## What is required
Without the pictures, output the lines of the material from the very first through the one that holds "5, 2, 4, 8, 2]".

## Data extract
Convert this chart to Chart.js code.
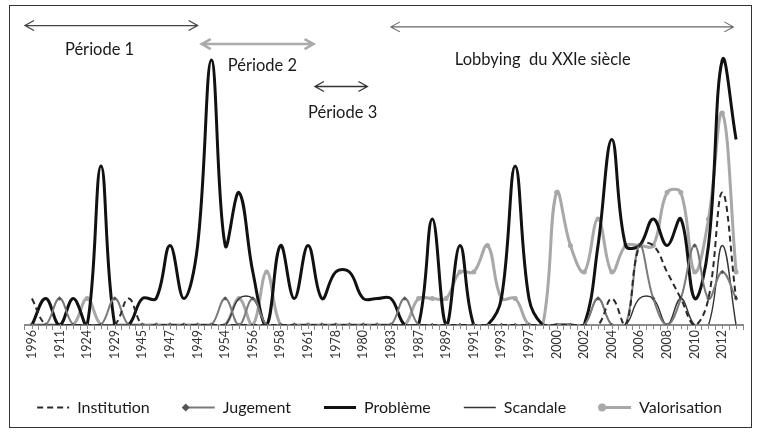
<!DOCTYPE html>
<html>
<head>
<meta charset="utf-8">
<script src="https://cdn.jsdelivr.net/npm/chart.js@4.4.1/dist/chart.umd.min.js"></script>
<style>
  html, body { margin: 0; padding: 0; background: #fff; }
  #wrap { position: relative; width: 759px; height: 432px; }
  #frame { position: absolute; left: 9px; top: 5px; width: 741px; height: 421px; border: 1.5px solid #333; }
  canvas { position: absolute; left: 0; top: 0; }
</style>
</head>
<body>
<div id="wrap">
  <div id="frame"></div>
  <canvas id="lobbyChart" width="759" height="432"></canvas>
</div>
<script>
// one year label every two categories (as printed on the axis)
const yearLabels = ["1996", "1911", "1924", "1929", "1945", "1947", "1949", "1954", "1956", "1958", "1961", "1978", "1980",
  "1983", "1987", "1989", "1991", "1993", "1997", "2000", "2002", "2004", "2006", "2008", "2010", "2012"]
const categories = yearLabels.flatMap((y) => [y, ""])

const institution = [1, 0, 0, 0, 0, 0, 0, 1, 0, 0, 0, 0, 0, 0, 0, 0, 0, 0, 0, 0, 0, 0, 0, 0, 0, 0,
  0, 0, 0, 0, 0, 0, 0, 0, 0, 0, 0, 0, 0, 0, 0, 0, 1, 0, 3, 3, 2, 1, 0, 1, 5, 1]
const jugement = [0, 0, 1, 0, 0, 0, 1, 0, 0, 0, 0, 0, 0, 0, 1, 0, 1, 0, 0, 0, 0, 0, 0, 0, 0, 0,
  0, 1, 0, 0, 0, 0, 0, 0, 0, 0, 0, 0, 0, 0, 0, 1, 0, 0, 3, 1, 0, 1, 3, 1, 2, 1]
const probleme = [0, 1, 0, 1, 0, 6, 0, 0, 1, 1, 3, 1, 3, 10, 3, 5, 2, 0, 3, 1, 3, 1, 2, 2, 1, 1,
  1, 0, 0, 4, 0, 3, 0, 0, 1, 6, 1, 0, 0, 0, 0, 3, 7, 3, 3, 4, 3, 4, 1, 3, 10, 7]
const scandale = [0, 0, 0, 0, 0, 0, 0, 0, 0, 0, 0, 0, 0, 0, 0, 1, 1, 0, 0, 0, 0, 0, 0, 0, 0, 0,
  0, 0, 0, 0, 0, 0, 0, 0, 0, 0, 0, 0, 0, 0, 0, 1, 0, 0, 1, 1, 0, 1, 0, 0, 3, 0]
const valorisation = [0, 0, 0, 0, 1, 0, 0, 0, 0, 0, 0, 0, 0, 0, 0, 1, 0, 2, 0, 0, 0, 0, 0, 0, 0, 0,
  0, 0, 1, 1, 1, 2, 2, 3, 1, 1, 0, 0, 5, 3, 2, 4, 2, 3, 3, 3, 5, 5, 2, 4, 8, 2]

// period arrows: start / end category position, height in value units
const periods = [
  { label: "Période 1", from: -0.5, to: 12.0, arrowY: 11.3, textX: 4.9, textY: 10.4, color: "#444", width: 1.3 },
  { label: "Période 2", from: 12.3, to: 20.4, arrowY: 10.6, textX: 16.7, textY: 9.8, color: "#aaa", width: 2.5 },
  { label: "Période 3", from: 20.5, to: 24.3, arrowY: 9.0, textX: 22.5, textY: 8.0, color: "#333", width: 1.3 },
  { label: "Lobbying  du XXIe siècle", from: 26.0, to: 50.8, arrowY: 11.25, textX: 37.0, textY: 10.0, color: "#666", width: 1.1 },
]

const FONT = "Lato, 'Open Sans', sans-serif"

const centerTicks = {
  id: "centerTicks",
  afterDatasetsDraw(chart) {
    const x = chart.scales.x
    const ctx = chart.ctx
    ctx.save()
    ctx.strokeStyle = "#888"
    ctx.lineWidth = 1
    for (let i = 0; i < categories.length; i++) {
      const px = Math.round(x.getPixelForValue(i)) + 0.5
      ctx.beginPath()
      ctx.moveTo(px, x.top - 1)
      ctx.lineTo(px, x.top + 4)
      ctx.stroke()
    }
    ctx.restore()
  },
}

const periodArrows = {
  id: "periodArrows",
  afterDraw(chart) {
    const x = chart.scales.x
    const y = chart.scales.y
    const ctx = chart.ctx
    ctx.save()
    periods.forEach((p) => {
      const x1 = x.getPixelForValue(p.from)
      const x2 = x.getPixelForValue(p.to)
      const py = y.getPixelForValue(p.arrowY)
      ctx.strokeStyle = p.color
      ctx.lineWidth = p.width
      ctx.beginPath()
      ctx.moveTo(x1, py)
      ctx.lineTo(x2, py)
      ctx.moveTo(x1 + 9, py - 5)
      ctx.lineTo(x1, py)
      ctx.lineTo(x1 + 9, py + 5)
      ctx.moveTo(x2 - 9, py - 5)
      ctx.lineTo(x2, py)
      ctx.lineTo(x2 - 9, py + 5)
      ctx.stroke()
      ctx.fillStyle = "#1a1a1a"
      ctx.font = "16.5px " + FONT
      ctx.textAlign = "center"
      ctx.textBaseline = "middle"
      ctx.fillText(p.label, x.getPixelForValue(p.textX), y.getPixelForValue(p.textY))
    })
    ctx.restore()
  },
}

const legendMarkers = {
  id: "legendMarkers",
  afterDraw(chart) {
    const boxes = chart.legend.legendHitBoxes
    const ctx = chart.ctx
    ctx.save()
    chart.data.datasets.forEach((ds, i) => {
      if (!ds.legendMarker) return
      const b = boxes[i]
      const cx = b.left + 3
      const cy = b.top + b.height / 2
      ctx.fillStyle = ds.pointBackgroundColor
      ctx.beginPath()
      if (ds.legendMarker === "diamond") {
        ctx.moveTo(cx, cy - 4)
        ctx.lineTo(cx + 4, cy)
        ctx.lineTo(cx, cy + 4)
        ctx.lineTo(cx - 4, cy)
      } else {
        ctx.arc(cx, cy, 4, 0, Math.PI * 2)
      }
      ctx.fill()
    })
    ctx.restore()
  },
}

const ctx = document.getElementById("lobbyChart").getContext("2d")

new Chart(ctx, {
  type: "line",
  data: {
    labels: categories,
    datasets: [
      {
        label: "Institution",
        data: institution,
        borderColor: "#2a2a2a",
        borderWidth: 2,
        borderDash: [6, 4],
        pointRadius: 0,
      },
      {
        label: "Jugement",
        data: jugement,
        borderColor: "#7a7a7a",
        borderWidth: 2,
        pointStyle: "rectRot",
        pointRadius: 2.2,
        pointBackgroundColor: "#555",
        pointBorderWidth: 0,
        legendMarker: "diamond",
      },
      {
        label: "Problème",
        data: probleme,
        borderColor: "#111",
        borderWidth: 3,
        pointRadius: 0,
      },
      {
        label: "Scandale",
        data: scandale,
        borderColor: "#333",
        borderWidth: 1.4,
        pointRadius: 0,
      },
      {
        label: "Valorisation",
        data: valorisation,
        borderColor: "#a8a8a8",
        borderWidth: 3,
        pointStyle: "circle",
        pointRadius: 2.5,
        pointBackgroundColor: "#a8a8a8",
        pointBorderWidth: 0,
        legendMarker: "circle",
      },
    ],
  },
  options: {
    responsive: false,
    animation: false,
    devicePixelRatio: 1,
    elements: {
      line: { tension: 0.4, capBezierPoints: false, fill: false },
    },
    layout: { padding: { left: 0, right: 0, top: 7, bottom: 6.5 } },
    scales: {
      x: {
        offset: true,
        grid: { offset: true, drawOnChartArea: false, tickLength: 5, color: "#888" },
        border: { color: "#8a8a8a", width: 2 },
        ticks: {
          autoSkip: false,
          minRotation: 90,
          maxRotation: 90,
          padding: 0,
          color: "#333",
          font: { family: FONT, size: 12.5 },
        },
        afterFit: (s) => { s.height = 41.5 },
      },
      y: {
        min: 0,
        max: 12,
        ticks: { display: false },
        grid: { display: false },
        border: { display: false },
        afterFit: (s) => { s.width = 25 },
      },
      yRight: {
        position: "right",
        min: 0,
        max: 12,
        ticks: { display: false },
        grid: { display: false },
        border: { display: false },
        afterFit: (s) => { s.width = 16 },
      },
    },
    plugins: {
      tooltip: { enabled: false },
      legend: {
        position: "bottom",
        labels: {
          usePointStyle: true,
          pointStyleWidth: 32,
          padding: 33,
          color: "#1a1a1a",
          font: { family: FONT, size: 16 },
          generateLabels: (chart) =>
            chart.data.datasets.map((ds, i) => ({
              text: ds.label,
              datasetIndex: i,
              strokeStyle: ds.borderColor,
              fillStyle: ds.borderColor,
              lineWidth: ds.borderWidth,
              lineDash: ds.borderDash || [],
              pointStyle: "line",
              fontColor: "#1a1a1a",
            })),
        },
      },
    },
  },
  plugins: [centerTicks, periodArrows, legendMarkers],
})
</script>
</body>
</html>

## Complete response
Convert this chart to Chart.js code.
<!DOCTYPE html>
<html>
<head>
<meta charset="utf-8">
<script src="https://cdn.jsdelivr.net/npm/chart.js@4.4.1/dist/chart.umd.min.js"></script>
<style>
  html, body { margin: 0; padding: 0; background: #fff; }
  #wrap { position: relative; width: 759px; height: 432px; }
  #frame { position: absolute; left: 9px; top: 5px; width: 741px; height: 421px; border: 1.5px solid #333; }
  canvas { position: absolute; left: 0; top: 0; }
</style>
</head>
<body>
<div id="wrap">
  <div id="frame"></div>
  <canvas id="lobbyChart" width="759" height="432"></canvas>
</div>
<script>
// one year label every two categories (as printed on the axis)
const yearLabels = ["1996", "1911", "1924", "1929", "1945", "1947", "1949", "1954", "1956", "1958", "1961", "1978", "1980",
  "1983", "1987", "1989", "1991", "1993", "1997", "2000", "2002", "2004", "2006", "2008", "2010", "2012"]
const categories = yearLabels.flatMap((y) => [y, ""])

const institution = [1, 0, 0, 0, 0, 0, 0, 1, 0, 0, 0, 0, 0, 0, 0, 0, 0, 0, 0, 0, 0, 0, 0, 0, 0, 0,
  0, 0, 0, 0, 0, 0, 0, 0, 0, 0, 0, 0, 0, 0, 0, 0, 1, 0, 3, 3, 2, 1, 0, 1, 5, 1]
const jugement = [0, 0, 1, 0, 0, 0, 1, 0, 0, 0, 0, 0, 0, 0, 1, 0, 1, 0, 0, 0, 0, 0, 0, 0, 0, 0,
  0, 1, 0, 0, 0, 0, 0, 0, 0, 0, 0, 0, 0, 0, 0, 1, 0, 0, 3, 1, 0, 1, 3, 1, 2, 1]
const probleme = [0, 1, 0, 1, 0, 6, 0, 0, 1, 1, 3, 1, 3, 10, 3, 5, 2, 0, 3, 1, 3, 1, 2, 2, 1, 1,
  1, 0, 0, 4, 0, 3, 0, 0, 1, 6, 1, 0, 0, 0, 0, 3, 7, 3, 3, 4, 3, 4, 1, 3, 10, 7]
const scandale = [0, 0, 0, 0, 0, 0, 0, 0, 0, 0, 0, 0, 0, 0, 0, 1, 1, 0, 0, 0, 0, 0, 0, 0, 0, 0,
  0, 0, 0, 0, 0, 0, 0, 0, 0, 0, 0, 0, 0, 0, 0, 1, 0, 0, 1, 1, 0, 1, 0, 0, 3, 0]
const valorisation = [0, 0, 0, 0, 1, 0, 0, 0, 0, 0, 0, 0, 0, 0, 0, 1, 0, 2, 0, 0, 0, 0, 0, 0, 0, 0,
  0, 0, 1, 1, 1, 2, 2, 3, 1, 1, 0, 0, 5, 3, 2, 4, 2, 3, 3, 3, 5, 5, 2, 4, 8, 2]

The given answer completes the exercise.